The situation that has many travel companies crying foul: Google has the market-dominating search engine and it tilts search results toward its own products and advertising ecosystem. Results for non-advertisers are lower on the page — or on a second or third screen on mobile.

Many companies, such as Tripadvisor and Trivago, say they have lost customers because of the uneven playing field. Others, such as Expedia and Booking.com, have spent billions of dollars annually on Google advertisements to gain customers.

Here’s the issue that Graham and Warren characterized this week as Google giving preference to Google Hotels, as well as Google Flights, over competitors’ businesses.

If you searched on Google for “New York hotels,” you might see sponsored ads from Expedia and Hotels.com atop the page.

Next, below those advertisements, you can view a large, colorful Google three-pack of hotel listings that dominate the page. It has a map depicting hotels and their nightly rates, as well as hotel listings with photos, star ratings, review counts, and hotel descriptions.

If you click on any of the hotel listings or the hotel rates in the map, you’d navigate to Google Hotels, which is a Google ecosystem where — again — advertisements get preference over free search results.

Below all that are the more simple, free search results from Hotels.com, Expedia, and Booking.com. And yes, more people click on the shiny, dominant three-pack of hotel listings than the boring ones lower down.
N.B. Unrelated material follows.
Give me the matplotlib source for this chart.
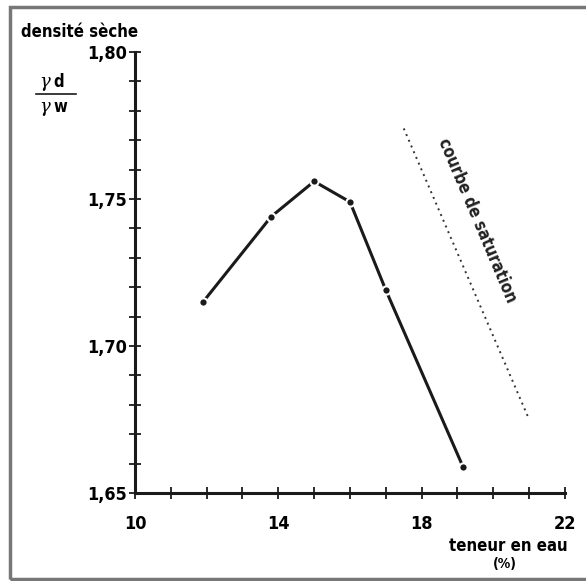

Google’s Tilt Toward Its Own Products Is Even More Apparent on Mobile 

These images above are on desktop. On mobile, the bias is even more apparent, because the free links often don’t appear on the first screen; you’ll have to keep scrolling past advertisements to find them on a subsequent screen.

When users click on the prioritized three-pack whether on desktop or mobile, they then navigate to Google Hotels, where Google advertisers get the prime real estate. 
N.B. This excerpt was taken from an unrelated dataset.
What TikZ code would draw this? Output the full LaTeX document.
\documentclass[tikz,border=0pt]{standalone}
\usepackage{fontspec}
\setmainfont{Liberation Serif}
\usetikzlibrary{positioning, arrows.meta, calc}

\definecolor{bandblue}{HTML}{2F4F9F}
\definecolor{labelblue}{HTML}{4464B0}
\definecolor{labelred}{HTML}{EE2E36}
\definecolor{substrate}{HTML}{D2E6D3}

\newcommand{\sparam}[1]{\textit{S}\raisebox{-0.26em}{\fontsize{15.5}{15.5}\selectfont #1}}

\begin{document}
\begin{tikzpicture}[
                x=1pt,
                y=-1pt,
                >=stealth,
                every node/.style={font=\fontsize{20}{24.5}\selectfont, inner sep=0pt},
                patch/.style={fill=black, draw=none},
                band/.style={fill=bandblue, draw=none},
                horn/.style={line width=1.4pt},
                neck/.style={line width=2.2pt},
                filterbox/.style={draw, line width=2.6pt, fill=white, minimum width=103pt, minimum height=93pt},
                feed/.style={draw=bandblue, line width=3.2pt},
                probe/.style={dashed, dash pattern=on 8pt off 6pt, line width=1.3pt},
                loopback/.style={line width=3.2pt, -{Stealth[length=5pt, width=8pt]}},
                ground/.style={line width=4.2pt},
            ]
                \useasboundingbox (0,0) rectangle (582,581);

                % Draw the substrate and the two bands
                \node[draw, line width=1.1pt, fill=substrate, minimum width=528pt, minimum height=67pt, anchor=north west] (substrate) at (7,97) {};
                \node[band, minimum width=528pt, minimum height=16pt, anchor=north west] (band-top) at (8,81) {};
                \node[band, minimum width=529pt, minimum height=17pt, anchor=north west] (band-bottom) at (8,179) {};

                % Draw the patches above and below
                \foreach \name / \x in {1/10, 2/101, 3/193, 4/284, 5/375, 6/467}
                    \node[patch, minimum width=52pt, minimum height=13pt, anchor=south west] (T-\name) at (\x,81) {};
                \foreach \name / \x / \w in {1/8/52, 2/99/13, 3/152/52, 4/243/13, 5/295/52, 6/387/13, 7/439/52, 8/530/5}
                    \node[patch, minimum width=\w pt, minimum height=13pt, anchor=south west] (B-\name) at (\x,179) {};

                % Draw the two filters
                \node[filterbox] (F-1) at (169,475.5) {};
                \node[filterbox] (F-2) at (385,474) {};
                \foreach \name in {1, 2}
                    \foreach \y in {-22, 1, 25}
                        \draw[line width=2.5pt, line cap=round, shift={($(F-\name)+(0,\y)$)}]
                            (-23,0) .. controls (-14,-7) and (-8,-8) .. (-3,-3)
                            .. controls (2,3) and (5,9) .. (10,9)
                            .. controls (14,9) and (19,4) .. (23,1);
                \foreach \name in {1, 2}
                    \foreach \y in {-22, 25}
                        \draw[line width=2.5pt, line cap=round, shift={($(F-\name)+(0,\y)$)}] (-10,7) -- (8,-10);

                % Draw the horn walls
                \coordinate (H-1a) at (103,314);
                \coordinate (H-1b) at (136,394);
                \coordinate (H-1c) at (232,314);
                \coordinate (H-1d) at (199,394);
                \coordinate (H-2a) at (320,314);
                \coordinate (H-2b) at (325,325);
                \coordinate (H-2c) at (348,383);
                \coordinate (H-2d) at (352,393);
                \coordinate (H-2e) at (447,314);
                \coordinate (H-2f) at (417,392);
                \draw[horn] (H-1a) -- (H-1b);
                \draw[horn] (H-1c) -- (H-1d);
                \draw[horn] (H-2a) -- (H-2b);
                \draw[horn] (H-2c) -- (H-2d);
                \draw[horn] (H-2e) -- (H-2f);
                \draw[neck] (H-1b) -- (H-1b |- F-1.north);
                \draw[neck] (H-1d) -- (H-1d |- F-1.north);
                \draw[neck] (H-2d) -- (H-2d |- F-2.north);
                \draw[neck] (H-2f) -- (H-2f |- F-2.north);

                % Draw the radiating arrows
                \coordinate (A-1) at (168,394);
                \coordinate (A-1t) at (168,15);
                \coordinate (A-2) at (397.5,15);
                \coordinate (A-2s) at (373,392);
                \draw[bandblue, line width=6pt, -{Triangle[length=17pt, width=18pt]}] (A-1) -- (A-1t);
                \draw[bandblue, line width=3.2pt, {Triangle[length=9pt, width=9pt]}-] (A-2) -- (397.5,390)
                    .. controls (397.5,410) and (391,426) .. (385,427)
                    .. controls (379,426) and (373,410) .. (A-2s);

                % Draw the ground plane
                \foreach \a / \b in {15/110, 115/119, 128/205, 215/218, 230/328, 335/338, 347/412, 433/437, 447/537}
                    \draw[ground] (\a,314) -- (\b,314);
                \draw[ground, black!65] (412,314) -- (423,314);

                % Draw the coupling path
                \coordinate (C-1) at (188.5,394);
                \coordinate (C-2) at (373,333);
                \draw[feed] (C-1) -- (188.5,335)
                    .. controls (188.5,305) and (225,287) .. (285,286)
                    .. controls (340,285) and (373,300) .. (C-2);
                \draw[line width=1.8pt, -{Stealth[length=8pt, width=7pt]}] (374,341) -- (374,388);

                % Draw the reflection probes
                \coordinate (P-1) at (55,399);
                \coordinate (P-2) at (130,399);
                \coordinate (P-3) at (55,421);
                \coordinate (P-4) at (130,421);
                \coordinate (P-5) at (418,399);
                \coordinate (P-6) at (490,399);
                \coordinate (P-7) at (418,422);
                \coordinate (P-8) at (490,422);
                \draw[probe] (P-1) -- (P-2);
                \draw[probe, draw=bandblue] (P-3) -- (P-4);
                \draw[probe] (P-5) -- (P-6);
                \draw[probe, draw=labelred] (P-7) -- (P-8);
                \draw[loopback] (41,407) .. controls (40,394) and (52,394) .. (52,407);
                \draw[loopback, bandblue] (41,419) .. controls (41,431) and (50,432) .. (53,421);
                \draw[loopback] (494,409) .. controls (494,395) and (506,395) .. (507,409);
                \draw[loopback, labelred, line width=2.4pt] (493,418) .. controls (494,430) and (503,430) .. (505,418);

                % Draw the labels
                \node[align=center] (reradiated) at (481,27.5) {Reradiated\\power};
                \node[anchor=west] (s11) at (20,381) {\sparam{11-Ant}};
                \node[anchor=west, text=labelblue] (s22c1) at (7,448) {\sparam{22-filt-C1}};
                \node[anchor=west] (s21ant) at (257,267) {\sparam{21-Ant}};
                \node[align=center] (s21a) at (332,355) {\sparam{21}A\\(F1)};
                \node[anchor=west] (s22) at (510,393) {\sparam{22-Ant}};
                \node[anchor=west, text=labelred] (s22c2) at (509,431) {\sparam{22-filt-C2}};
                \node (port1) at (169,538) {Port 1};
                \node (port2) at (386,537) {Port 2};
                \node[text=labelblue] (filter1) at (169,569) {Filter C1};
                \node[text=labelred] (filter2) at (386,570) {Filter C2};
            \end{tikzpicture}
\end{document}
Once the user arrives in Google Hotels (see below), you’ll see advertisements from Booking.com, Expedia, Trivago and Traveluro appear above free search results from the Millennium Hotel New York One UN Plaza and Agoda. Again, advertisements get precedence over listings from companies that show up for free.
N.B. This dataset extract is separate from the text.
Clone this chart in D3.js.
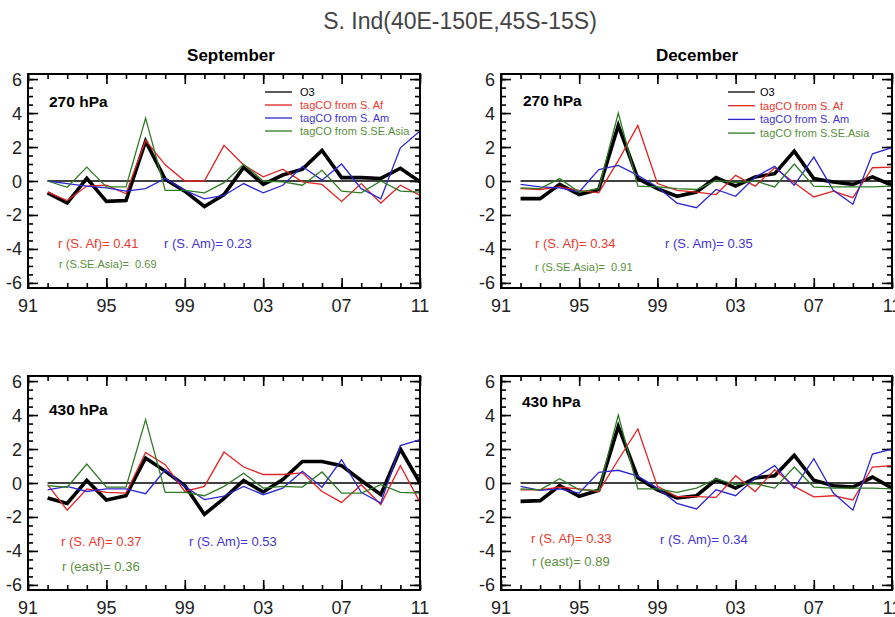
<!DOCTYPE html>
<html lang="en">
<head>
<meta charset="UTF-8">
<title>S. Ind tagCO and O3</title>
<style>
  body { margin: 0; background: #fff; }
  svg text { font-family: "Liberation Sans", Arial, Helvetica, sans-serif; }
</style>
</head>
<body>
<div id="my_dataviz"></div>
<script src="https://d3js.org/d3.v7.min.js"></script>
<script>

// ---------------------------//
//       DATA                 //
// ---------------------------//

var years = [1992, 1993, 1994, 1995, 1996, 1997, 1998, 1999, 2000, 2001,
             2002, 2003, 2004, 2005, 2006, 2007, 2008, 2009, 2010, 2011];

var seriesNames = ["O3", "tagCO from S. Af", "tagCO from S. Am", "tagCO from S.SE.Asia"];

var xTickYears  = [1991, 1995, 1999, 2003, 2007, 2011];
var xTickLabels = ["91", "95", "99", "03", "07", "11"];
var yTickValues = [-6, -4, -2, 0, 2, 4, 6];
var yTickLabels = ["-6", "-4", "-2", "0", "2", "4", "6"];

// September, 270 hPa
var sep270_o3   = [-0.7, -1.3, 0.15, -1.2, -1.15, 2.35, 0.1, -0.6, -1.5, -0.8, 0.8, -0.2, 0.35, 0.7, 1.8, 0.2, 0.2, 0.15, 0.75, -0.05];
var sep270_af   = [-0.65, -1.15, -0.3, -0.25, -0.75, 2.4, 0.95, 0.0, 0.0, 2.1, 0.95, 0.25, 0.7, -0.05, -0.2, -1.2, -0.15, -1.3, -0.25, -0.85];
var sep270_am   = [0.0, -0.15, -0.3, -0.4, -0.6, -0.45, 0.15, -0.55, -1.05, -0.85, -0.15, -0.7, -0.25, 0.85, 0.05, 1.0, -0.45, -1.05, 1.95, 2.95];
var sep270_asia = [0.0, -0.37, 0.82, -0.35, -0.35, 3.7, -0.55, -0.55, -0.7, -0.1, 0.98, 0.0, -0.05, -0.25, 0.63, -0.6, -0.7, 0.0, -0.6, -0.65];

// December, 270 hPa
var dec270_o3   = [-1.04, -1.04, -0.2, -0.8, -0.5, 3.27, 0.14, -0.45, -0.9, -0.65, 0.2, -0.3, 0.24, 0.43, 1.76, 0.14, -0.06, -0.2, 0.24, -0.25];
var dec270_af   = [-0.45, -0.5, -0.35, -0.55, -0.7, 1.2, 3.27, -0.15, -0.55, -0.65, -0.8, 0.33, -0.3, 0.78, -0.1, -0.94, -0.6, -0.98, 0.78, 0.82];
var dec270_am   = [-0.2, -0.35, -0.4, -0.65, 0.67, 0.92, 0.33, -0.35, -1.3, -1.57, -0.5, -0.9, 0.24, 0.86, -0.25, 1.41, -0.55, -1.37, 1.6, 1.96];
var dec270_asia = [-0.4, -0.45, 0.14, -0.65, -0.45, 4.0, -0.3, -0.35, -0.45, -0.5, 0.04, -0.1, 0.0, -0.35, 1.0, -0.3, -0.35, -0.35, -0.35, -0.3];

// September, 430 hPa
var sep430_o3   = [-0.88, -1.2, 0.15, -1.0, -0.75, 1.47, 0.7, -0.15, -1.85, -0.9, 0.15, -0.53, 0.2, 1.27, 1.27, 1.02, 0.15, -0.68, 2.0, 0.0];
var sep430_af   = [-0.1, -1.6, -0.35, -0.55, -0.6, 1.8, 1.08, -0.5, -0.2, 1.82, 0.94, 0.5, 0.5, 0.6, -0.5, -1.14, -0.1, -1.27, 1.02, -1.14];
var sep430_am   = [-0.4, -0.2, -0.5, -0.35, -0.35, -0.63, 0.78, -0.2, -0.98, -0.78, -0.2, -0.69, -0.3, 0.69, -0.25, 1.37, -0.55, -1.18, 2.2, 2.55];
var sep430_east = [-0.15, -0.25, 1.12, -0.24, -0.24, 3.73, -0.55, -0.55, -0.75, -0.2, 0.57, -0.3, -0.2, -0.24, 0.65, -0.6, -0.6, -0.1, -0.55, -0.6];

// December, 430 hPa
var dec430_o3   = [-1.08, -1.04, -0.16, -0.78, -0.43, 3.33, 0.3, -0.4, -0.88, -0.75, 0.2, -0.3, 0.3, 0.43, 1.63, 0.16, -0.16, -0.24, 0.35, -0.3];
var dec430_af   = [-0.4, -0.4, -0.25, -0.35, -0.5, 1.37, 3.18, -0.2, -0.8, -0.8, -0.85, 0.43, -0.5, 0.78, -0.2, -0.82, -0.75, -1.0, 0.94, 1.02];
var dec430_am   = [-0.2, -0.43, -0.35, -0.59, 0.63, 0.75, 0.4, -0.3, -1.2, -1.53, -0.4, -0.75, 0.3, 1.02, -0.3, 1.43, -0.59, -1.6, 1.7, 2.0];
var dec430_east = [-0.35, -0.4, 0.25, -0.4, -0.43, 4.0, -0.35, -0.35, -0.55, -0.3, 0.24, -0.1, -0.04, -0.3, 0.94, -0.24, -0.3, -0.3, -0.3, -0.35];

// correlation labels
var sep270_r = ["r (S. Af)= 0.41", "r (S. Am)= 0.23", "r (S.SE.Asia)=  0.69"];
var dec270_r = ["r (S. Af)= 0.34", "r (S. Am)= 0.35", "r (S.SE.Asia)=  0.91"];
var sep430_r = ["r (S. Af)= 0.37", "r (S. Am)= 0.53", "r (east)= 0.36"];
var dec430_r = ["r (S. Af)= 0.33", "r (S. Am)= 0.34", "r (east)= 0.89"];

// ---------------------------//
//       LAYOUT               //
// ---------------------------//

var lineColors = ["#000000", "#e02424", "#2d27d2", "#2f7a25"];
var textColors = ["#000000", "#e8392f", "#4234d6", "#5a9040"];

var panels = [
  { level: "270 hPa", left: 28,  top: 74,  width: 392, series: [sep270_o3, sep270_af, sep270_am, sep270_asia], r: sep270_r,
    levelPos: [49, 107], rPos: [[58, 248], [164, 248], [59, 268]], rSize: [13, 13, 11], legend: [265, 300, 92, 13] },
  { level: "270 hPa", left: 501, top: 74,  width: 391, series: [dec270_o3, dec270_af, dec270_am, dec270_asia], r: dec270_r,
    levelPos: [523, 106], rPos: [[535, 248], [665, 248], [535, 271]], rSize: [13, 13, 11], legend: [728, 760, 92, 13.7] },
  { level: "430 hPa", left: 28,  top: 376, width: 392, series: [sep430_o3, sep430_af, sep430_am, sep430_east], r: sep430_r,
    levelPos: [49, 415], rPos: [[61, 546], [189, 546], [62, 571]], rSize: [13, 13, 13], legend: null },
  { level: "430 hPa", left: 501, top: 376, width: 391, series: [dec430_o3, dec430_af, dec430_am, dec430_east], r: dec430_r,
    levelPos: [522, 407], rPos: [[531, 543], [660, 544], [532, 566]], rSize: [13, 13, 13], legend: null }
];

var panelHeight = 214;

var svg = d3.select("#my_dataviz")
  .append("svg")
    .attr("width", 895)
    .attr("height", 617)
    .style("background", "#fff");

// main title
svg.append("text")
  .attr("x", 460)
  .attr("y", 29)
  .attr("text-anchor", "middle")
  .style("font-size", "23px")
  .style("fill", "#444")
  .text("S. Ind(40E-150E,45S-15S)");

// month titles
svg.append("text")
  .attr("x", 231).attr("y", 61)
  .attr("text-anchor", "middle")
  .style("font-size", "17px").style("font-weight", "bold")
  .text("September");
svg.append("text")
  .attr("x", 697).attr("y", 61)
  .attr("text-anchor", "middle")
  .style("font-size", "17px").style("font-weight", "bold")
  .text("December");

panels.forEach(function(p) {

  var w = p.width, h = panelHeight;

  var x = d3.scaleLinear().domain([1991, 2011]).range([0, w]);
  var y = d3.scaleLinear().domain([-6.3, 6.3]).range([h, 0]);

  var g = svg.append("g")
    .attr("transform", "translate(" + p.left + "," + p.top + ")");

  // ---- ticks (inward, all four sides) ----
  var allYears = [1991].concat(years);
  var yMinor = d3.range(-6, 6.01, 0.5);

  function tickAxis(axis, tx, ty) {
    var a = g.append("g")
      .attr("transform", "translate(" + tx + "," + ty + ")")
      .call(axis);
    a.select(".domain").remove();
    a.selectAll("line").attr("stroke", "#000").attr("stroke-width", 1.6);
  }
  tickAxis(d3.axisBottom(x).tickValues(allYears).tickSize(-5).tickFormat(""), 0, h);
  tickAxis(d3.axisBottom(x).tickValues(xTickYears).tickSize(-10).tickFormat(""), 0, h);
  tickAxis(d3.axisTop(x).tickValues(allYears).tickSize(-5).tickFormat(""), 0, 0);
  tickAxis(d3.axisTop(x).tickValues(xTickYears).tickSize(-10).tickFormat(""), 0, 0);
  tickAxis(d3.axisLeft(y).tickValues(yMinor).tickSize(-5).tickFormat(""), 0, 0);
  tickAxis(d3.axisLeft(y).tickValues(yTickValues).tickSize(-10).tickFormat(""), 0, 0);
  tickAxis(d3.axisRight(y).tickValues(yMinor).tickSize(-5).tickFormat(""), w, 0);
  tickAxis(d3.axisRight(y).tickValues(yTickValues).tickSize(-10).tickFormat(""), w, 0);

  // tick labels
  g.selectAll(".xlab")
    .data(xTickYears)
    .enter()
    .append("text")
      .attr("x", function(d) { return x(d); })
      .attr("y", h + 24)
      .attr("text-anchor", "middle")
      .style("font-size", "18px")
      .style("fill", "#222")
      .text(function(d, i) { return xTickLabels[i]; });

  g.selectAll(".ylab")
    .data(yTickValues)
    .enter()
    .append("text")
      .attr("x", -6)
      .attr("y", function(d) { return y(d) + 6.5; })
      .attr("text-anchor", "end")
      .style("font-size", "18px")
      .style("fill", "#222")
      .text(function(d, i) { return yTickLabels[i]; });

  // zero line
  g.append("line")
    .attr("x1", x(years[0])).attr("x2", x(years[years.length - 1]))
    .attr("y1", y(0)).attr("y2", y(0))
    .attr("stroke", "#000").attr("stroke-width", 1.6);

  // series lines: O3 first (thick), tagCO on top
  var line = d3.line()
    .x(function(d, i) { return x(years[i]); })
    .y(function(d) { return y(d); });

  p.series.forEach(function(s, k) {
    g.append("path")
      .datum(s)
      .attr("fill", "none")
      .attr("stroke", lineColors[k])
      .attr("stroke-width", k === 0 ? 3.6 : 1.3)
      .attr("stroke-linejoin", "miter")
      .attr("d", line);
  });

  // frame
  g.append("rect")
    .attr("width", w).attr("height", h)
    .attr("fill", "none")
    .attr("stroke", "#000")
    .attr("stroke-width", 2);

  // pressure level label
  svg.append("text")
    .attr("x", p.levelPos[0]).attr("y", p.levelPos[1])
    .style("font-size", "15.5px").style("font-weight", "bold")
    .text(p.level);

  // correlations
  p.r.forEach(function(t, k) {
    svg.append("text")
      .attr("x", p.rPos[k][0]).attr("y", p.rPos[k][1])
      .style("font-size", p.rSize[k] + "px")
      .style("white-space", "pre")
      .style("fill", textColors[k + 1])
      .text(t);
  });

  // legend
  if (p.legend) {
    var L = p.legend;
    seriesNames.forEach(function(name, k) {
      var cy = L[2] + k * L[3];
      svg.append("line")
        .attr("x1", L[0]).attr("x2", L[0] + 27)
        .attr("y1", cy).attr("y2", cy)
        .attr("stroke", lineColors[k]).attr("stroke-width", 1.3);
      svg.append("text")
        .attr("x", L[1]).attr("y", cy + 4)
        .style("font-size", "11px")
        .style("fill", textColors[k])
        .text(name);
    });
  }
});

</script>
</body>
</html>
We reached out to numerous travel companies about the Graham-Warren opinion piece and the issue of Google giving priority to its own products. Google and Expedia declined to comment, as did Tripadvisor, which cited a quiet period before earnings next week. Warren and Graham’s offices didn’t respond to requests for comment.

Allegiant Air said it doesn’t advertise on Google.

“Allegiant does not list our flights for sale on any third party websites and passengers can only book their vacations at www.allegiant.com,” a spokesperson said. “We do this to keep fares low and provide customers with the most accurate information relating to our flights, procedures, and policies.”

Google has said in the past that it is trying to provide users with the best travel options. It has noted that the listings in the three-pack are generated organically. However, clicking on those featured free links takes users into Google Hotels, where advertisers are given preference over free links.

“Our Digital Consumer Protection Commission Act would create an independent, bipartisan regulator charged with licensing and policing the nation’s biggest tech companies — like Meta, Google and Amazon — to prevent online harm, promote free speech and competition, guard Americans’ privacy and protect national security,” Warren and Graham wrote. “The new watchdog would focus on the unique threats posed by tech giants while strengthening the tools available to the federal agencies and state attorneys general who have authority to regulate Big Tech.”